Precision measurement ~ sometimes it matters, like in Luge, but not most of the time

In some Olympic sports thousandsth of a second matter. In the men’s doubles luge run the difference between the gold and silver medals was about 1/2 a second (.522 of a second to be exact). Lugers compete against a timer and luge is probably one of the most precisely timed sports in the world. Just to be clear, luge specifies a base weight (90 kg for individuals, 180 kg for doubles) and lugers may add weights to their sleds so that each run is precisely the same weight, and skill in maneuvering the track is what accounts for differences in time. Luge is a sport that is judged entirely on the outcome ~ the shortest time. How you get there doesn’t matter, other than that it is understood that following the “perfect line” is likely to get you to the finish line in the least amount of time. However, in luge nuance is critical. But often that nuance escapes even the knowledgable commentators who attempt to give spectators a sense of what is happening during a luge run. Mostly it comes down to a better run is one where the luger moves very little and doesn’t hit a wall!

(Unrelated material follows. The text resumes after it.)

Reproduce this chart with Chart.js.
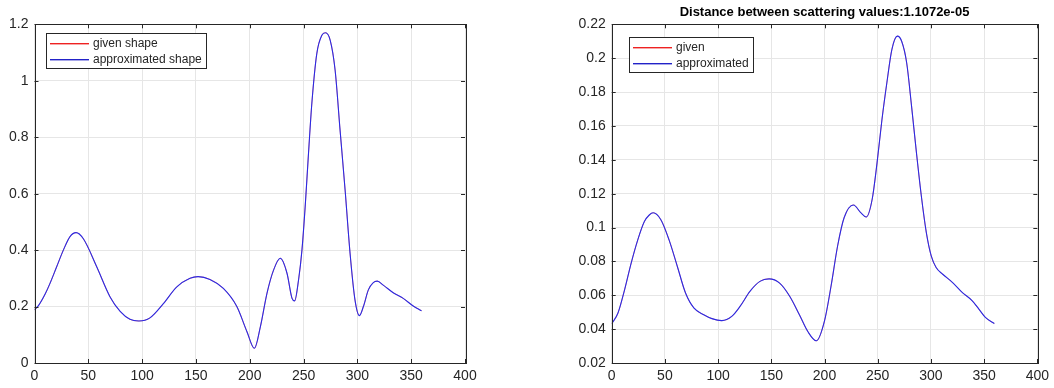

For those of us doing program evaluation in the world of social, educational, health, policy interventions we might envy such precise measurements, but the work we do is different in a number of ways. Precision of measurement must be judged within the context of evaluation. First, we have no singular and unambiguous outcomes to measure. Our outcomes are constructs, ones that depend for their definition on values and ideologies. For example, poverty reduction might be an agreed upon outcome, but how that is conceptualized is quite elastic. And poverty reduction is likely conflated with other constructs like food security or affordable housing. Second, measures used in evaluation are not like time. We have no analogous high precision outcome measure to time in luge competitions, in large part because of the ambiguity of our outcomes. And last, we seldom want to give up investigating process and focus solely on outcomes. In the social world, how we attempt to ameliorate problems is an essential component of the quality of those efforts… outcomes matter to be sure, but getting to outcomes matters as much, and sometimes more.